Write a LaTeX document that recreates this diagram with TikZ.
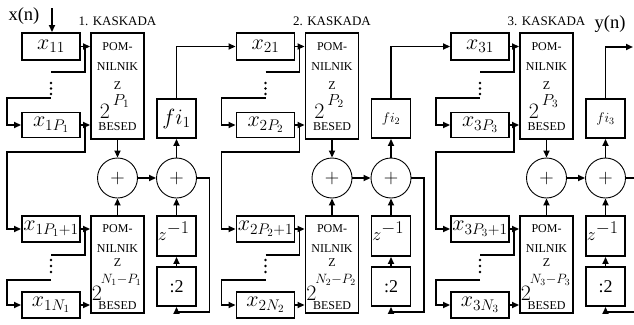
\RequirePackage{fix-cm}
\documentclass[tikz,border=0pt]{standalone}
\usepackage[no-math]{fontspec}
\setmainfont{Liberation Serif}
\usetikzlibrary{arrows.meta}
\begin{document}
\begin{tikzpicture}[x=1pt,y=-1pt,line width=1.8pt,
  arr/.style={-{Triangle[length=7pt,width=6pt]}},
  reg/.style={draw,line width=1.9pt,minimum width=58pt,inner sep=0pt,font=\fontsize{22}{22}\selectfont},
  pom/.style={draw,line width=1.9pt,minimum width=53pt,inner sep=0pt},
  sq/.style={draw,line width=1.9pt,minimum width=39pt,minimum height=39pt,inner sep=0pt},
  sum/.style={draw,circle,line width=0.9pt,minimum size=40pt,inner sep=0pt,font=\fontsize{20}{20}\selectfont},
  sm/.style={inner sep=0pt,font=\fontsize{12}{12}\selectfont},
  lbl/.style={inner sep=0pt,font=\fontsize{13}{13}\selectfont},
  big/.style={inner sep=0pt,font=\fontsize{18.5}{18.5}\selectfont}]
\useasboundingbox (0,0) rectangle (634,324);
\foreach \i/\dx/\fs in {1/0/22,2/214.5/14,3/429/14}{
\begin{scope}[xshift=\dx pt]
  \node[lbl] (ka\i) at (117.5,21) {\i. KASKADA};
  \node[reg,minimum height=27pt] (xa\i) at (51,46.5) {$x_{\i 1}$};
  \node[reg,minimum height=25pt] (xb\i) at (51,125) {$x_{\i P_\i}$};
  \node[reg,minimum height=26pt] (xc\i) at (51,229) {$x_{\i P_\i+1}$};
  \node[reg,minimum height=26pt] (xd\i) at (51,305) {$x_{\i N_\i}$};
  \node[pom,minimum height=106pt] (pa\i) at (117.5,86) {};
  \node[pom,minimum height=97pt] (pb\i) at (117.5,264.5) {};
  \node[sq] (fi\i) at (176.5,118.5) {\fontsize{\fs}{\fs}\selectfont$fi_\i$};
  \node[sq,minimum height=40pt] (zz\i) at (176.5,236) {};
  \node[sq,font=\fontsize{18}{18}\selectfont] (hv\i) at (176.5,286.5) {:2};
  \node[sum] (sa\i) at (117.5,178) {$+$};
  \node[sum] (sb\i) at (176.5,178) {$+$};
  % texts inside the POMNILNIK boxes
  \node[sm] (pa1\i) at (117.5,47) {POM-};
  \node[sm] (pa2\i) at (117.5,67) {NILNIK};
  \node[sm] (pa3\i) at (117.5,85.5) {Z};
  \node[inner sep=0pt,font=\fontsize{16}{16}\selectfont] (pa4\i) at (121,101) {$P_\i$};
  \node[inner sep=0pt,font=\fontsize{22}{22}\selectfont] (pa5\i) at (105,111) {$2$};
  \node[sm] (pa6\i) at (117.5,126.5) {BESED};
  \node[sm] (pb1\i) at (117.5,229) {POM-};
  \node[sm] (pb2\i) at (117.5,248.5) {NILNIK};
  \node[sm] (pb3\i) at (117.5,263) {Z};
  \node[inner sep=0pt,font=\fontsize{13.5}{14}\selectfont] (pb4\i) at (121,279.5) {$N_\i{-}P_\i$};
  \node[inner sep=0pt,font=\fontsize{22}{22}\selectfont] (pb5\i) at (97,293) {$2$};
  \node[sm] (pb6\i) at (117.5,306) {BESED};
  \node[inner sep=0pt,anchor=west,font=\fontsize{18}{18}\selectfont] (zt\i) at (157,231) {$z^{\textstyle -1}$};
  % dots
  \foreach \yy in {83,88.5,94,260,266,272}{\fill (51,\yy) circle (1.3pt);}
  \coordinate (ta\i) at (51,72);
  \coordinate (tb\i) at (51,98);
  \coordinate (tc\i) at (51,255);
  \coordinate (td\i) at (51,280);
  \coordinate (ja\i) at (85,47);
  \coordinate (jb\i) at (85,125);
  \coordinate (jc\i) at (85,229);
  % register connections
  \draw[arr] (xa\i.east) -- (xa\i.east -| pa\i.west);
  \draw (ta\i) -| (ja\i);
  \draw[arr] (tb\i) -- ++(-44,0) |- (xb\i.west);
  \draw[arr] (xb\i.east) -- (xb\i.east -| pa\i.west);
  \draw[arr] (jb\i) -- ++(0,27) -- ++(-78,0) |- (xc\i.west);
  \draw[arr] (xc\i.east) -- (xc\i.east -| pb\i.west);
  \draw (tc\i) -| (jc\i);
  \draw[arr] (td\i) -- ++(-44,0) |- (xd\i.west);
  \draw[arr] (xd\i.east) -- (xd\i.east -| pb\i.west);
  % adders
  \draw[arr] (pa\i.south) -- (sa\i.north);
  \draw[arr] (pb\i.north) -- (sa\i.south);
  \draw[arr] (sa\i.east) -- (sb\i.west);
  \draw[arr] (sb\i.north) -- (fi\i.south);
  \draw[arr] (hv\i.north) -- (zz\i.south);
  \draw[arr] (zz\i.north) -- (sb\i.south);
  \draw[arr] (sb\i.east) -- ++(12.5,0) -- ++(0,134) -| (hv\i.south);
\end{scope}
}
\node[big] (xn) at (24,16) {x(n)};
\node[big] (yn) at (610,24) {y(n)};
\coordinate (xin) at (52,8);
\coordinate (yend) at (633,47);
\draw[arr] (xin) -- (xin |- xa1.north);
\draw[arr] (fi1.north) |- (xa2.west);
\draw[arr] (fi2.north) |- (xa3.west);
\draw[arr] (fi3.north) |- (yend);
\end{tikzpicture}
\end{document}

Exercise instructions -
Omitting all images, print the listing exactly.

Response to the exercise -
Write a LaTeX document that recreates this diagram with TikZ.
\RequirePackage{fix-cm}
\documentclass[tikz,border=0pt]{standalone}
\usepackage[no-math]{fontspec}
\setmainfont{Liberation Serif}
\usetikzlibrary{arrows.meta}
\begin{document}
\begin{tikzpicture}[x=1pt,y=-1pt,line width=1.8pt,
  arr/.style={-{Triangle[length=7pt,width=6pt]}},
  reg/.style={draw,line width=1.9pt,minimum width=58pt,inner sep=0pt,font=\fontsize{22}{22}\selectfont},
  pom/.style={draw,line width=1.9pt,minimum width=53pt,inner sep=0pt},
  sq/.style={draw,line width=1.9pt,minimum width=39pt,minimum height=39pt,inner sep=0pt},
  sum/.style={draw,circle,line width=0.9pt,minimum size=40pt,inner sep=0pt,font=\fontsize{20}{20}\selectfont},
  sm/.style={inner sep=0pt,font=\fontsize{12}{12}\selectfont},
  lbl/.style={inner sep=0pt,font=\fontsize{13}{13}\selectfont},
  big/.style={inner sep=0pt,font=\fontsize{18.5}{18.5}\selectfont}]
\useasboundingbox (0,0) rectangle (634,324);
\foreach \i/\dx/\fs in {1/0/22,2/214.5/14,3/429/14}{
\begin{scope}[xshift=\dx pt]
  \node[lbl] (ka\i) at (117.5,21) {\i. KASKADA};
  \node[reg,minimum height=27pt] (xa\i) at (51,46.5) {$x_{\i 1}$};
  \node[reg,minimum height=25pt] (xb\i) at (51,125) {$x_{\i P_\i}$};
  \node[reg,minimum height=26pt] (xc\i) at (51,229) {$x_{\i P_\i+1}$};
  \node[reg,minimum height=26pt] (xd\i) at (51,305) {$x_{\i N_\i}$};
  \node[pom,minimum height=106pt] (pa\i) at (117.5,86) {};
  \node[pom,minimum height=97pt] (pb\i) at (117.5,264.5) {};
  \node[sq] (fi\i) at (176.5,118.5) {\fontsize{\fs}{\fs}\selectfont$fi_\i$};
  \node[sq,minimum height=40pt] (zz\i) at (176.5,236) {};
  \node[sq,font=\fontsize{18}{18}\selectfont] (hv\i) at (176.5,286.5) {:2};
  \node[sum] (sa\i) at (117.5,178) {$+$};
  \node[sum] (sb\i) at (176.5,178) {$+$};
  % texts inside the POMNILNIK boxes
  \node[sm] (pa1\i) at (117.5,47) {POM-};
  \node[sm] (pa2\i) at (117.5,67) {NILNIK};
  \node[sm] (pa3\i) at (117.5,85.5) {Z};
  \node[inner sep=0pt,font=\fontsize{16}{16}\selectfont] (pa4\i) at (121,101) {$P_\i$};
  \node[inner sep=0pt,font=\fontsize{22}{22}\selectfont] (pa5\i) at (105,111) {$2$};
  \node[sm] (pa6\i) at (117.5,126.5) {BESED};
  \node[sm] (pb1\i) at (117.5,229) {POM-};
  \node[sm] (pb2\i) at (117.5,248.5) {NILNIK};
  \node[sm] (pb3\i) at (117.5,263) {Z};
  \node[inner sep=0pt,font=\fontsize{13.5}{14}\selectfont] (pb4\i) at (121,279.5) {$N_\i{-}P_\i$};
  \node[inner sep=0pt,font=\fontsize{22}{22}\selectfont] (pb5\i) at (97,293) {$2$};
  \node[sm] (pb6\i) at (117.5,306) {BESED};
  \node[inner sep=0pt,anchor=west,font=\fontsize{18}{18}\selectfont] (zt\i) at (157,231) {$z^{\textstyle -1}$};
  % dots
  \foreach \yy in {83,88.5,94,260,266,272}{\fill (51,\yy) circle (1.3pt);}
  \coordinate (ta\i) at (51,72);
  \coordinate (tb\i) at (51,98);
  \coordinate (tc\i) at (51,255);
  \coordinate (td\i) at (51,280);
  \coordinate (ja\i) at (85,47);
  \coordinate (jb\i) at (85,125);
  \coordinate (jc\i) at (85,229);
  % register connections
  \draw[arr] (xa\i.east) -- (xa\i.east -| pa\i.west);
  \draw (ta\i) -| (ja\i);
  \draw[arr] (tb\i) -- ++(-44,0) |- (xb\i.west);
  \draw[arr] (xb\i.east) -- (xb\i.east -| pa\i.west);
  \draw[arr] (jb\i) -- ++(0,27) -- ++(-78,0) |- (xc\i.west);
  \draw[arr] (xc\i.east) -- (xc\i.east -| pb\i.west);
  \draw (tc\i) -| (jc\i);
  \draw[arr] (td\i) -- ++(-44,0) |- (xd\i.west);
  \draw[arr] (xd\i.east) -- (xd\i.east -| pb\i.west);
  % adders
  \draw[arr] (pa\i.south) -- (sa\i.north);
  \draw[arr] (pb\i.north) -- (sa\i.south);
  \draw[arr] (sa\i.east) -- (sb\i.west);
  \draw[arr] (sb\i.north) -- (fi\i.south);
  \draw[arr] (hv\i.north) -- (zz\i.south);
  \draw[arr] (zz\i.north) -- (sb\i.south);
  \draw[arr] (sb\i.east) -- ++(12.5,0) -- ++(0,134) -| (hv\i.south);
\end{scope}
}
\node[big] (xn) at (24,16) {x(n)};
\node[big] (yn) at (610,24) {y(n)};
\coordinate (xin) at (52,8);
\coordinate (yend) at (633,47);
\draw[arr] (xin) -- (xin |- xa1.north);
\draw[arr] (fi1.north) |- (xa2.west);
\draw[arr] (fi2.north) |- (xa3.west);
\draw[arr] (fi3.north) |- (yend);
\end{tikzpicture}
\end{document}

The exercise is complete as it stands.